**REQUIRED WORK**.
Transcribe the records exactly. Pictures do not belong in the transcription.

**RECORDED DATA**.
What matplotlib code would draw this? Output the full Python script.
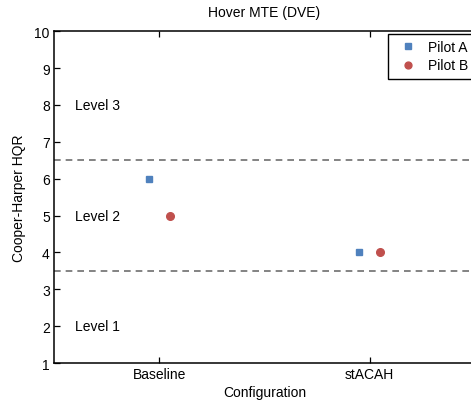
import matplotlib
matplotlib.use("Agg")
import matplotlib.pyplot as plt

plt.rcParams['font.family'] = ['Liberation Sans', 'DejaVu Sans']

configs = ["Baseline", "stACAH"]
pilot_a = [6, 4]
pilot_b = [5, 4]
level_bounds = [6.5, 3.5]
level_labels = ["Level 3", "Level 2", "Level 1"]
level_label_y = [8, 5, 2]

fs = 10
fig = plt.figure(figsize=(4.71, 4.02), dpi=100)
ax = fig.add_axes([0.1146, 0.0945, 0.894, 0.8255])

xs = [1, 2]
ax.plot([x - 0.05 for x in xs], pilot_a, linestyle='none', marker='s', markersize=5,
        color='#4F81BD', label='Pilot A')
ax.plot([x + 0.05 for x in xs], pilot_b, linestyle='none', marker='o', markersize=5.5,
        color='#C0504D', label='Pilot B')
for yb in level_bounds:
    ax.axhline(yb, color='#6e6e6e', linestyle=(0, (4, 3)), linewidth=1.2)
for lab, ly in zip(level_labels, level_label_y):
    ax.text(0.6, ly, lab, fontsize=fs, va='center', ha='left')

ax.set_xlim(0.5, 2.5)
ax.set_ylim(1, 10)
ax.set_xticks(xs)
ax.set_xticklabels(configs)
ax.set_yticks(range(1, 11))
ax.tick_params(direction='in', top=True, right=False, labelsize=fs, length=4, width=0.9, pad=3)
for sp in ax.spines.values():
    sp.set_linewidth(1.1)
ax.set_xlabel("Configuration", fontsize=fs, labelpad=2.5)
ax.set_ylabel("Cooper-Harper HQR", fontsize=fs, labelpad=6)
ax.set_title("Hover MTE (DVE)", fontsize=fs, pad=11)
leg = ax.legend(loc='upper right', fontsize=fs, fancybox=False, edgecolor='black',
                framealpha=1, handletextpad=0.43, borderpad=0.45, labelspacing=0.3,
                handlelength=2.0, borderaxespad=0.0, markerscale=0.9,
                bbox_to_anchor=(474 / 471, (402 - 35) / 402), bbox_transform=fig.transFigure)
leg.get_frame().set_linewidth(1.0)

fig.savefig("out.png", dpi=100)
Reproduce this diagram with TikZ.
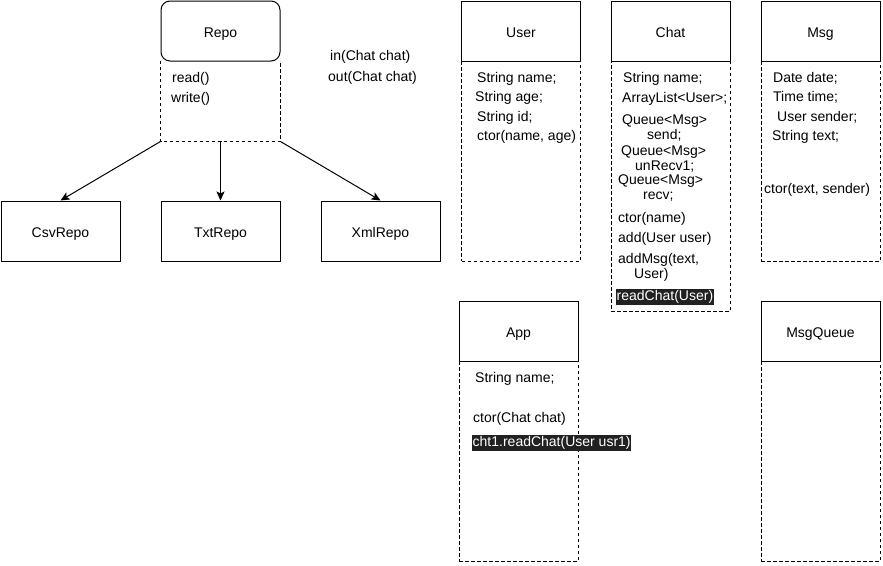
\documentclass[tikz,border=0pt]{standalone}
\usepackage{fontspec}
\setmainfont{Liberation Sans}
\usetikzlibrary{arrows.meta}
\begin{document}
\begin{tikzpicture}[x=1pt,y=1pt]
\tikzstyle{every node}+=[inner sep=0pt, font=\fontsize{14}{16}\selectfont]
\tikzstyle{head}=[draw, fill=white, line width=1pt, minimum width=119pt, minimum height=60pt, text height=12.5pt, text depth=0pt]
\tikzstyle{body}=[line width=1pt, dash pattern=on 3.5pt off 2.5pt, minimum width=119pt]
\tikzstyle{member}=[anchor=base west]
\tikzstyle{hilite}=[anchor=base west, fill=black!87, text=white, inner xsep=0.5pt, inner ysep=1pt, text height=10.5pt, text depth=3.5pt]
\tikzstyle{link}=[line width=1pt, -{Stealth[length=9pt,width=8pt,inset=2pt]}]
\useasboundingbox (0,0) rectangle (883,-565);
\node[body] (repoBody) at (220.5,-101) [minimum height=80pt] {};
\draw[body] (repoBody.north west) |- (repoBody.south) -| (repoBody.north east);
\node[head, rounded corners=9pt] (repo) at (220.5,-31) {Repo};
\node[member] (repoRead) at (172,-82) {read()};
\node[member] (repoWrite) at (171,-102) {write()};
\node[member] (inChat) at (330,-60) {in(Chat chat)};
\node[member] (outChat) at (328,-81) {out(Chat chat)};
\node[head] (csv) at (60.5,-231) {CsvRepo};
\node[head] (txt) at (220.5,-231) {TxtRepo};
\node[head] (xml) at (380.5,-231) {XmlRepo};
\draw[link] (repoBody.south west) -- (csv.north);
\draw[link] (repoBody.south) -- (txt.north);
\draw[link] (repoBody.south east) -- (xml.north);
\node[body, draw, minimum height=200pt] (userBody) at (521,-161) {};
\node[head] (user) at (521,-31) {User};
\node[member] (userName) at (477,-82) {String name;};
\node[member] (userAge) at (475,-101) {String age;};
\node[member] (userId) at (477,-121) {String id;};
\node[member] (userCtor) at (477,-140) {ctor(name, age)};
\node[body, draw, minimum height=250pt] (chatBody) at (670.5,-186) {};
\node[head] (chat) at (670.5,-31) {Chat};
\node[member] (chatName) at (623,-82) {String name;};
\node[member] (chatUsers) at (622,-102) {ArrayList<User>;};
\node[member] (chatSend) at (622,-124) {Queue<Msg>};
\node[member] (chatSendB) at (647,-139) {send;};
\node[member] (chatUnrecv) at (621,-155) {Queue<Msg>};
\node[member] (chatUnrecvB) at (635,-170) {unRecv1;};
\node[member] (chatRecv) at (618,-184) {Queue<Msg>};
\node[member] (chatRecvB) at (643,-199) {recv;};
\node[member] (chatCtor) at (618,-222) {ctor(name)};
\node[member] (chatAdd) at (618,-242) {add(User user)};
\node[member] (chatAddMsg) at (618,-263) {addMsg(text,};
\node[member] (chatAddMsgB) at (634,-278) {User)};
\node[hilite] (chatRead) at (616,-300) {readChat(User)};
\node[body, draw, minimum height=200pt] (msgBody) at (820.5,-161) {};
\node[head] (msg) at (820.5,-31) {Msg};
\node[member] (msgDate) at (773,-82) {Date date;};
\node[member] (msgTime) at (773,-101) {Time time;};
\node[member] (msgSender) at (777,-121) {User sender;};
\node[member] (msgText) at (772,-140) {String text;};
\node[member] (msgCtor) at (764,-193) {ctor(text, sender)};
\node[body, draw, minimum height=200pt] (appBody) at (518.5,-461) {};
\node[head] (app) at (518.5,-331) {App};
\node[member] (appName) at (475,-382) {String name;};
\node[member] (appCtor) at (473,-422) {ctor(Chat chat)};
\node[hilite] (appRead) at (472,-446) {cht1.readChat(User usr1)};
\node[body, draw, minimum height=200pt] (queueBody) at (820.5,-461) {};
\node[head] (queue) at (820.5,-331) {MsgQueue};
\end{tikzpicture}
\end{document}
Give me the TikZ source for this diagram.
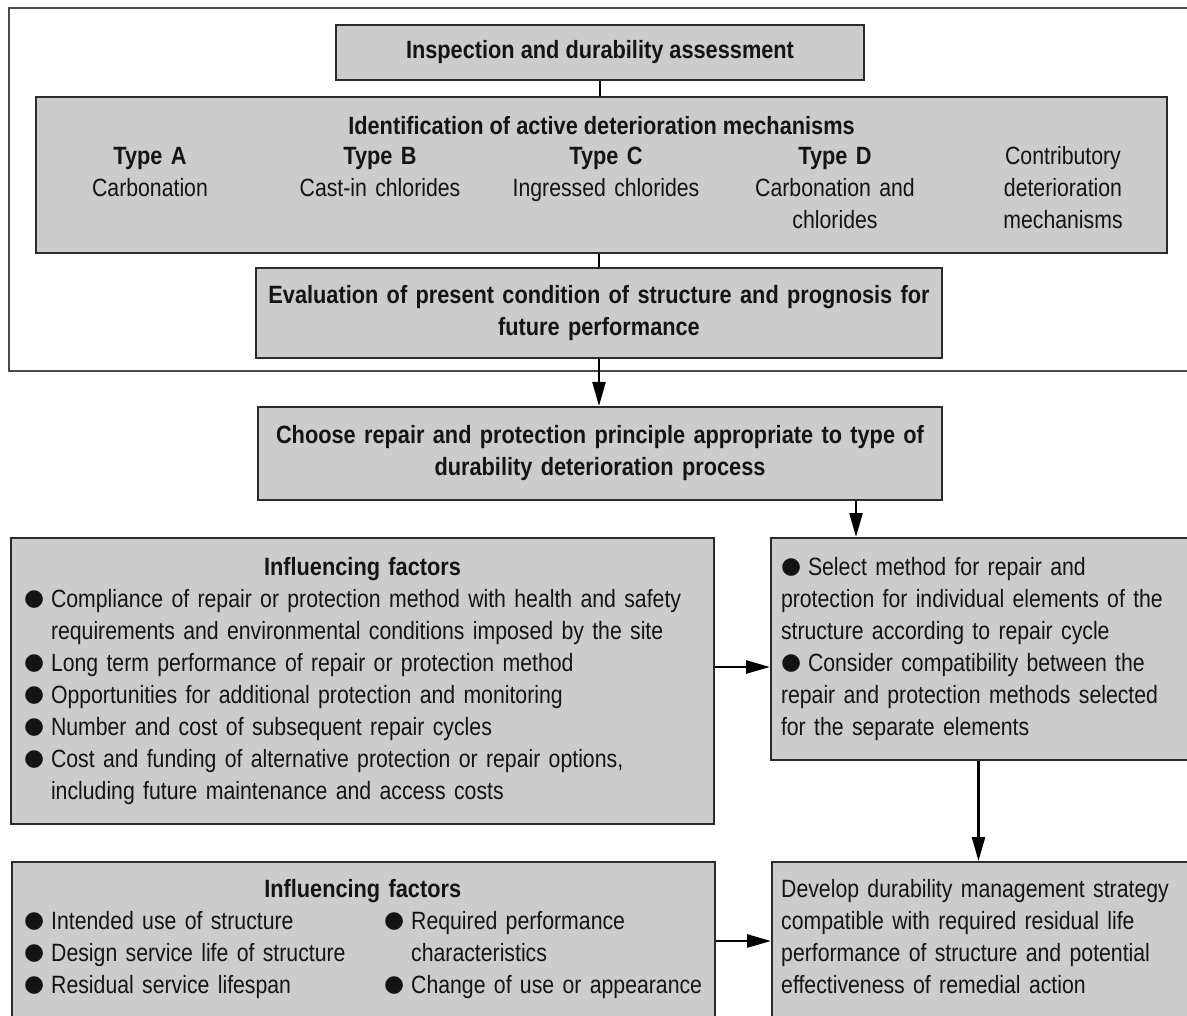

**REPLY TO THE TASK**.
What matplotlib code would draw this? Output the full Python script.
import matplotlib
matplotlib.use("Agg")
import matplotlib.pyplot as plt

plt.rcParams['font.family'] = ['Liberation Sans', 'DejaVu Sans']

configs = ["Baseline", "stACAH"]
pilot_a = [6, 4]
pilot_b = [5, 4]
level_bounds = [6.5, 3.5]
level_labels = ["Level 3", "Level 2", "Level 1"]
level_label_y = [8, 5, 2]

fs = 10
fig = plt.figure(figsize=(4.71, 4.02), dpi=100)
ax = fig.add_axes([0.1146, 0.0945, 0.894, 0.8255])

xs = [1, 2]
ax.plot([x - 0.05 for x in xs], pilot_a, linestyle='none', marker='s', markersize=5,
        color='#4F81BD', label='Pilot A')
ax.plot([x + 0.05 for x in xs], pilot_b, linestyle='none', marker='o', markersize=5.5,
        color='#C0504D', label='Pilot B')
for yb in level_bounds:
    ax.axhline(yb, color='#6e6e6e', linestyle=(0, (4, 3)), linewidth=1.2)
for lab, ly in zip(level_labels, level_label_y):
    ax.text(0.6, ly, lab, fontsize=fs, va='center', ha='left')

ax.set_xlim(0.5, 2.5)
ax.set_ylim(1, 10)
ax.set_xticks(xs)
ax.set_xticklabels(configs)
ax.set_yticks(range(1, 11))
ax.tick_params(direction='in', top=True, right=False, labelsize=fs, length=4, width=0.9, pad=3)
for sp in ax.spines.values():
    sp.set_linewidth(1.1)
ax.set_xlabel("Configuration", fontsize=fs, labelpad=2.5)
ax.set_ylabel("Cooper-Harper HQR", fontsize=fs, labelpad=6)
ax.set_title("Hover MTE (DVE)", fontsize=fs, pad=11)
leg = ax.legend(loc='upper right', fontsize=fs, fancybox=False, edgecolor='black',
                framealpha=1, handletextpad=0.43, borderpad=0.45, labelspacing=0.3,
                handlelength=2.0, borderaxespad=0.0, markerscale=0.9,
                bbox_to_anchor=(474 / 471, (402 - 35) / 402), bbox_transform=fig.transFigure)
leg.get_frame().set_linewidth(1.0)

fig.savefig("out.png", dpi=100)
Reproduce this diagram with TikZ.
\documentclass[tikz,border=0pt]{standalone}
\usepackage{fontspec}
\setmainfont{Liberation Sans}
\usetikzlibrary{arrows.meta}
\begin{document}
\begin{tikzpicture}[x=1pt,y=1pt]
\tikzstyle{every node}+=[inner sep=0pt, font=\fontsize{14}{16}\selectfont]
\tikzstyle{head}=[draw, fill=white, line width=1pt, minimum width=119pt, minimum height=60pt, text height=12.5pt, text depth=0pt]
\tikzstyle{body}=[line width=1pt, dash pattern=on 3.5pt off 2.5pt, minimum width=119pt]
\tikzstyle{member}=[anchor=base west]
\tikzstyle{hilite}=[anchor=base west, fill=black!87, text=white, inner xsep=0.5pt, inner ysep=1pt, text height=10.5pt, text depth=3.5pt]
\tikzstyle{link}=[line width=1pt, -{Stealth[length=9pt,width=8pt,inset=2pt]}]
\useasboundingbox (0,0) rectangle (883,-565);
\node[body] (repoBody) at (220.5,-101) [minimum height=80pt] {};
\draw[body] (repoBody.north west) |- (repoBody.south) -| (repoBody.north east);
\node[head, rounded corners=9pt] (repo) at (220.5,-31) {Repo};
\node[member] (repoRead) at (172,-82) {read()};
\node[member] (repoWrite) at (171,-102) {write()};
\node[member] (inChat) at (330,-60) {in(Chat chat)};
\node[member] (outChat) at (328,-81) {out(Chat chat)};
\node[head] (csv) at (60.5,-231) {CsvRepo};
\node[head] (txt) at (220.5,-231) {TxtRepo};
\node[head] (xml) at (380.5,-231) {XmlRepo};
\draw[link] (repoBody.south west) -- (csv.north);
\draw[link] (repoBody.south) -- (txt.north);
\draw[link] (repoBody.south east) -- (xml.north);
\node[body, draw, minimum height=200pt] (userBody) at (521,-161) {};
\node[head] (user) at (521,-31) {User};
\node[member] (userName) at (477,-82) {String name;};
\node[member] (userAge) at (475,-101) {String age;};
\node[member] (userId) at (477,-121) {String id;};
\node[member] (userCtor) at (477,-140) {ctor(name, age)};
\node[body, draw, minimum height=250pt] (chatBody) at (670.5,-186) {};
\node[head] (chat) at (670.5,-31) {Chat};
\node[member] (chatName) at (623,-82) {String name;};
\node[member] (chatUsers) at (622,-102) {ArrayList<User>;};
\node[member] (chatSend) at (622,-124) {Queue<Msg>};
\node[member] (chatSendB) at (647,-139) {send;};
\node[member] (chatUnrecv) at (621,-155) {Queue<Msg>};
\node[member] (chatUnrecvB) at (635,-170) {unRecv1;};
\node[member] (chatRecv) at (618,-184) {Queue<Msg>};
\node[member] (chatRecvB) at (643,-199) {recv;};
\node[member] (chatCtor) at (618,-222) {ctor(name)};
\node[member] (chatAdd) at (618,-242) {add(User user)};
\node[member] (chatAddMsg) at (618,-263) {addMsg(text,};
\node[member] (chatAddMsgB) at (634,-278) {User)};
\node[hilite] (chatRead) at (616,-300) {readChat(User)};
\node[body, draw, minimum height=200pt] (msgBody) at (820.5,-161) {};
\node[head] (msg) at (820.5,-31) {Msg};
\node[member] (msgDate) at (773,-82) {Date date;};
\node[member] (msgTime) at (773,-101) {Time time;};
\node[member] (msgSender) at (777,-121) {User sender;};
\node[member] (msgText) at (772,-140) {String text;};
\node[member] (msgCtor) at (764,-193) {ctor(text, sender)};
\node[body, draw, minimum height=200pt] (appBody) at (518.5,-461) {};
\node[head] (app) at (518.5,-331) {App};
\node[member] (appName) at (475,-382) {String name;};
\node[member] (appCtor) at (473,-422) {ctor(Chat chat)};
\node[hilite] (appRead) at (472,-446) {cht1.readChat(User usr1)};
\node[body, draw, minimum height=200pt] (queueBody) at (820.5,-461) {};
\node[head] (queue) at (820.5,-331) {MsgQueue};
\end{tikzpicture}
\end{document}
Give me the TikZ source for this diagram.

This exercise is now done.